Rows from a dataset
"""
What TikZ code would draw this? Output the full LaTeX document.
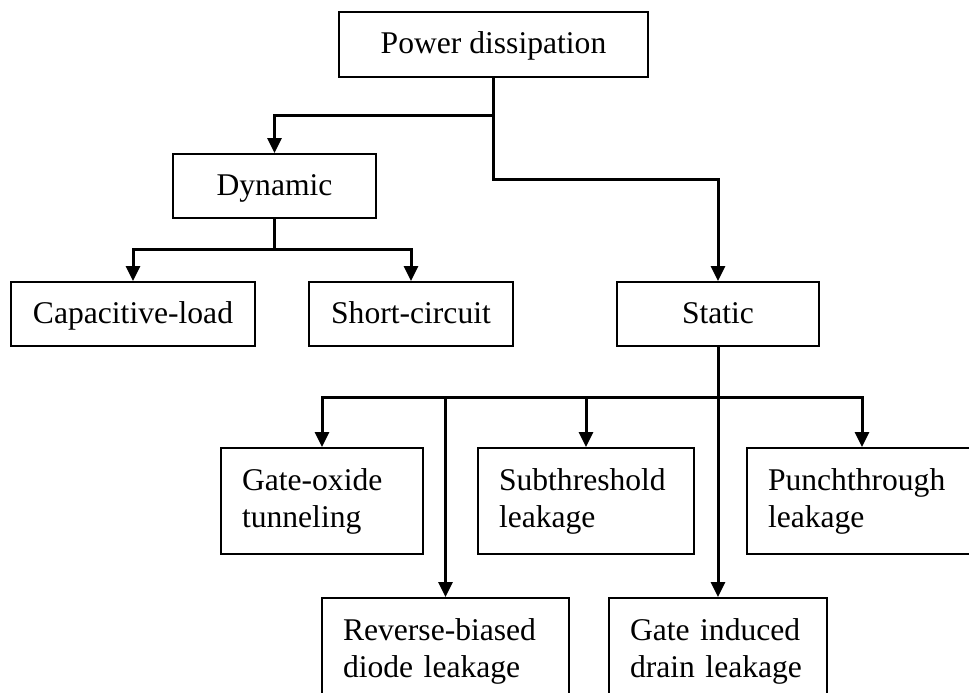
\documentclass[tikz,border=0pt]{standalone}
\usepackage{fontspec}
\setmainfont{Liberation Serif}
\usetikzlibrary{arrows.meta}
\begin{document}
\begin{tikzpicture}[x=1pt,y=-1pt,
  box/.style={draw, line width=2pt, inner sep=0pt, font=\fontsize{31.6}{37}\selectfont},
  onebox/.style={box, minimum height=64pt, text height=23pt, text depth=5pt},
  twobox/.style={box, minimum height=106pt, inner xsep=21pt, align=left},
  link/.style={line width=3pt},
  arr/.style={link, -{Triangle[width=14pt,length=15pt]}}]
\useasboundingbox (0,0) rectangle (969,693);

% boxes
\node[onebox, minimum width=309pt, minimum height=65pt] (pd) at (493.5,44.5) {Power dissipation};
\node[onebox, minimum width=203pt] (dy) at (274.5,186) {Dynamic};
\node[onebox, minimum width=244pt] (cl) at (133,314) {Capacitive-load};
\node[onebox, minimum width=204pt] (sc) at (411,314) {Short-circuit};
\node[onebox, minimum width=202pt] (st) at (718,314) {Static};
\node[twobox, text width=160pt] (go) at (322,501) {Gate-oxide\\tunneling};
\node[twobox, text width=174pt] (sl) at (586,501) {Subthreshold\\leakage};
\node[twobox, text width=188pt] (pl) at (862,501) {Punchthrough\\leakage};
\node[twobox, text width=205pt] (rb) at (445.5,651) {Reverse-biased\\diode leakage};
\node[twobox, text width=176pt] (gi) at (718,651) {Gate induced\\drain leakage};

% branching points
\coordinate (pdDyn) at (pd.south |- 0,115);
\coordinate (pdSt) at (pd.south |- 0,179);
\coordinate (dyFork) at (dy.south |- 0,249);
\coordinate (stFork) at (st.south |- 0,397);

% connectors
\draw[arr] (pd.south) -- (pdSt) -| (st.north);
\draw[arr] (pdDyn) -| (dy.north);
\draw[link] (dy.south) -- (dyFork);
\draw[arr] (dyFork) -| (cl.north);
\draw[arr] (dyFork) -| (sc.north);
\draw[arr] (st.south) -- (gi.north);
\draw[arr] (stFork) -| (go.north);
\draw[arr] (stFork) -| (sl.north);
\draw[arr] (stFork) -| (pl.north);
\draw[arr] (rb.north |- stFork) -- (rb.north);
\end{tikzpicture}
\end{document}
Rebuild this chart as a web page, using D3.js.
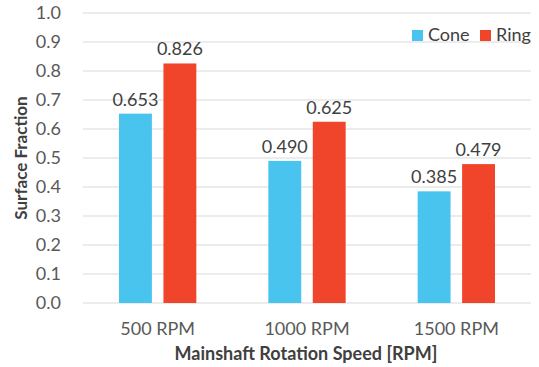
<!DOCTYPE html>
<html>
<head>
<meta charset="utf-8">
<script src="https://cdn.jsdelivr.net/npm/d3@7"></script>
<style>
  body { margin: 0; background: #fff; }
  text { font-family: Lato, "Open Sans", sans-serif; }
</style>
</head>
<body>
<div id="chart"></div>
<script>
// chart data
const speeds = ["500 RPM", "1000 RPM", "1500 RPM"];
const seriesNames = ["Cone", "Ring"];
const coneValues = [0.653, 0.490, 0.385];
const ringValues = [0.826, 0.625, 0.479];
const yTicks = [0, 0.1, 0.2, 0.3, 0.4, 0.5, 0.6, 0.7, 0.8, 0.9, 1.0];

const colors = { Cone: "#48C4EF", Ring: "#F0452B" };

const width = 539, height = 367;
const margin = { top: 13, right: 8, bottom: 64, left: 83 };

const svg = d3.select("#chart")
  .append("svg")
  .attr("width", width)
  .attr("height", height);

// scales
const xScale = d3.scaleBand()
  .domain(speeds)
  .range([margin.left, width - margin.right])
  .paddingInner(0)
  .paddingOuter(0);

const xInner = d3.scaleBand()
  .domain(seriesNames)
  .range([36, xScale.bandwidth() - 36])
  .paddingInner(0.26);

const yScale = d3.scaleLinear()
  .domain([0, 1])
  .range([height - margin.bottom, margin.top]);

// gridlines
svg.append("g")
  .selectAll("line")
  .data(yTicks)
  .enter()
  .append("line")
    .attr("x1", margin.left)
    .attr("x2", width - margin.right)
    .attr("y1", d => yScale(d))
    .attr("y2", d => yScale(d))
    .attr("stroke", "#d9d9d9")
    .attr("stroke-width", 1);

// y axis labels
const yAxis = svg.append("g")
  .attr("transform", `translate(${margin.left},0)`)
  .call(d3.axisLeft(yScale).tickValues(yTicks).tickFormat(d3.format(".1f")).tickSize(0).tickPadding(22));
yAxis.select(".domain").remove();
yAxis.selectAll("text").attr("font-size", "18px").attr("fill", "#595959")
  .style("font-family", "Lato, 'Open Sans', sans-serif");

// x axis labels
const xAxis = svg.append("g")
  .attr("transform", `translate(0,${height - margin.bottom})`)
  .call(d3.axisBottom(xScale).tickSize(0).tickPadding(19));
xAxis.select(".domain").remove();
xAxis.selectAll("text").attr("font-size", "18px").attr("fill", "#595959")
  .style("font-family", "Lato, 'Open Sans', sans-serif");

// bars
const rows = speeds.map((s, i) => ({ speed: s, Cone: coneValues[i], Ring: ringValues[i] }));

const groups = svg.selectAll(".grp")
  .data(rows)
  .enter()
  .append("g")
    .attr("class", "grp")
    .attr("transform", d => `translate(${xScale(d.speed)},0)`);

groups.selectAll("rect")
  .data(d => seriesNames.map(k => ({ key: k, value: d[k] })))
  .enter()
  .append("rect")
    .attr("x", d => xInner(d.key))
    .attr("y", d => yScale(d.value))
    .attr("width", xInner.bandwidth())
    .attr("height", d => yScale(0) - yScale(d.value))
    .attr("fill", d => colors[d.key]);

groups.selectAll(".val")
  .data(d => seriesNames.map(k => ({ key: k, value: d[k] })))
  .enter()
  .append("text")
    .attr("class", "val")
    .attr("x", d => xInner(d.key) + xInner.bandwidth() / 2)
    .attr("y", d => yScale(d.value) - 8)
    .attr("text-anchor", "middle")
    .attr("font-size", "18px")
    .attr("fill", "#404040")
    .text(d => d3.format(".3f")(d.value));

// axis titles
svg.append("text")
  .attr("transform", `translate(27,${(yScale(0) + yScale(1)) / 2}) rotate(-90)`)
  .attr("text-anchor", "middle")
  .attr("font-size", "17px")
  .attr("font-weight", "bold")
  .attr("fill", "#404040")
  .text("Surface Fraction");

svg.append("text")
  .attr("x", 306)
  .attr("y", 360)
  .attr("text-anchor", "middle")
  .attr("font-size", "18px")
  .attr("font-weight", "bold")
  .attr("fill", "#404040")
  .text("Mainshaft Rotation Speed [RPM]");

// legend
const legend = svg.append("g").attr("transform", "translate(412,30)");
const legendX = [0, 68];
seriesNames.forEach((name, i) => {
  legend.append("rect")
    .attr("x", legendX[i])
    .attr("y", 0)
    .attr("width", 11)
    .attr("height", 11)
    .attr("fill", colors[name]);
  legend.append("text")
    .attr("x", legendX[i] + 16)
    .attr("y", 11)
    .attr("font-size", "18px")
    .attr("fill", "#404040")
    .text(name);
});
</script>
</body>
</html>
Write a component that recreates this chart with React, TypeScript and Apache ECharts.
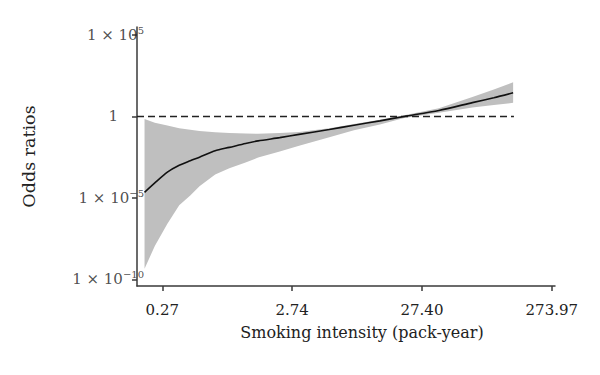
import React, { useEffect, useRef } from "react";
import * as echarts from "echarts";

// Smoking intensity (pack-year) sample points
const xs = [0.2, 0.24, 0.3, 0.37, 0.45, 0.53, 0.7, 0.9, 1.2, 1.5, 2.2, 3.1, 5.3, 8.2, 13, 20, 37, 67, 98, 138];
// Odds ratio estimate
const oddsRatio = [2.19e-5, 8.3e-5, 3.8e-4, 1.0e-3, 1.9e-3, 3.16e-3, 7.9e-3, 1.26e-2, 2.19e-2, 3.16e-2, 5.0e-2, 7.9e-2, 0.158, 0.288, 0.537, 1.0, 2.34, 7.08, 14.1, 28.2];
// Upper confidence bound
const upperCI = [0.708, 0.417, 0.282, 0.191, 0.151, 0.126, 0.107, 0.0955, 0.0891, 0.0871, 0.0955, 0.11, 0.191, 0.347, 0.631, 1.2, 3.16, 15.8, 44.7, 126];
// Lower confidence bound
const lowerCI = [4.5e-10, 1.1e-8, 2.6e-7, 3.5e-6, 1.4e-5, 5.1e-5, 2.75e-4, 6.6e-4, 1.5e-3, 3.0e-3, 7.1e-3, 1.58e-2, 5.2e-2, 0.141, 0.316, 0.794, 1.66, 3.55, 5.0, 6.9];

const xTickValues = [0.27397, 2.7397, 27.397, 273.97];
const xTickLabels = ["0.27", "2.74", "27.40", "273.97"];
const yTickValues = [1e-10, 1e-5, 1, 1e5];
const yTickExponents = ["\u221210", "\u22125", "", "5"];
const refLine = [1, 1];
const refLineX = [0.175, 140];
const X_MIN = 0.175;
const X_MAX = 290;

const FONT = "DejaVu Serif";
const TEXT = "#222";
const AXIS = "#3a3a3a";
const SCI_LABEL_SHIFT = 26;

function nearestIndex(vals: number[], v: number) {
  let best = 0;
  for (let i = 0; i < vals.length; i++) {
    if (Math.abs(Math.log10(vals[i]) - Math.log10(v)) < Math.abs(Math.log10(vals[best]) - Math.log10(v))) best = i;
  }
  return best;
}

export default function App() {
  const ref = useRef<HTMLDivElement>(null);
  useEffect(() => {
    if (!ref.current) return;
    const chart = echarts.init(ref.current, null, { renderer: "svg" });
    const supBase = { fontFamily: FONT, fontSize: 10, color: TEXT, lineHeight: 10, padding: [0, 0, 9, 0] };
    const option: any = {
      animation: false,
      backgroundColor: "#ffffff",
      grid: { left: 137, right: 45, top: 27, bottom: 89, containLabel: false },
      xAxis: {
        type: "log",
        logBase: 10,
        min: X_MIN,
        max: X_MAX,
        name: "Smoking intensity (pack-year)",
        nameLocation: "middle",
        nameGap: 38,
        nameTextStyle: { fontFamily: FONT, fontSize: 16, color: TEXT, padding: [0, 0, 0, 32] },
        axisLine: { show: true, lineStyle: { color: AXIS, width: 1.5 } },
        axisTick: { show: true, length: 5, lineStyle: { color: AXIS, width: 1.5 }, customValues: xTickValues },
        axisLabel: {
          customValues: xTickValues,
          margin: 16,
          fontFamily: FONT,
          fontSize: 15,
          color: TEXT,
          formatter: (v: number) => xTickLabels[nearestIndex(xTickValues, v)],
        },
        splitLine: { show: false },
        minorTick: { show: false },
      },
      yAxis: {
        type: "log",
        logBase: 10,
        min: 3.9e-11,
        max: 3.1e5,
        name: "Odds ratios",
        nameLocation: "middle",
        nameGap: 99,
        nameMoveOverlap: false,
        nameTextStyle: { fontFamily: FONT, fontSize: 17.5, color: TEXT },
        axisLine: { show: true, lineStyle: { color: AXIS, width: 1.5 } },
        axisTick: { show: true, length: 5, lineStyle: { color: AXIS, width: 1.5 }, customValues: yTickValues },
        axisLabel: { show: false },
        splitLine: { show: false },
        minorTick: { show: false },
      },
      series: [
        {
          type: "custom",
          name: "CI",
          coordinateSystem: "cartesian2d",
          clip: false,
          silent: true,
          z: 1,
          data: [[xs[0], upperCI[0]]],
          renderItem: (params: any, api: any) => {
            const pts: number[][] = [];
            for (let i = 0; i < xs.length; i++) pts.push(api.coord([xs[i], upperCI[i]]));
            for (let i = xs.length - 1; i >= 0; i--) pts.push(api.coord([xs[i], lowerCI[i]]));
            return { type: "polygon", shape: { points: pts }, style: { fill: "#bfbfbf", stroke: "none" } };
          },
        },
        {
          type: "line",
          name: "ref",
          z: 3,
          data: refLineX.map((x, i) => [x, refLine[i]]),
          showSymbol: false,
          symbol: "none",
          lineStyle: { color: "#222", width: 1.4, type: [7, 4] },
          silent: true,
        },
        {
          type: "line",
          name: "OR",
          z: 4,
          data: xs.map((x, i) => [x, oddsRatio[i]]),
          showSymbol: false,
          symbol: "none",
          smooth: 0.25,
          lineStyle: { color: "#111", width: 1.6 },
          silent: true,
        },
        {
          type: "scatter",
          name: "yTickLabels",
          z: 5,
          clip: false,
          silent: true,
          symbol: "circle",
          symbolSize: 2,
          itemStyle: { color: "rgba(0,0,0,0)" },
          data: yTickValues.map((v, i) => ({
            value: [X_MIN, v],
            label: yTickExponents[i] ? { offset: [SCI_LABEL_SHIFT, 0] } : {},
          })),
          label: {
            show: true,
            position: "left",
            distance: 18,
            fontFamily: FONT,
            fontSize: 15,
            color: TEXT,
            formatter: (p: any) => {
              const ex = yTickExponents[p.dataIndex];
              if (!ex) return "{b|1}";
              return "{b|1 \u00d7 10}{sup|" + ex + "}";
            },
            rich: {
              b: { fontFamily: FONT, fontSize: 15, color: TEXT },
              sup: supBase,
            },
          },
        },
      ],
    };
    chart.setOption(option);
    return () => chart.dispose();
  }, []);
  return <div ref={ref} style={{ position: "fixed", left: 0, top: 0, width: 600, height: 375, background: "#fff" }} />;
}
"""
◆ **Job**:
Leave the pictures out, and transcribe exactly the lines above starting at the one that contains "Write a component" and ending at the one that contains "import * as".

◆ **Exercise answer**:
Write a component that recreates this chart with React, TypeScript and Apache ECharts.
import React, { useEffect, useRef } from "react";
import * as echarts from "echarts";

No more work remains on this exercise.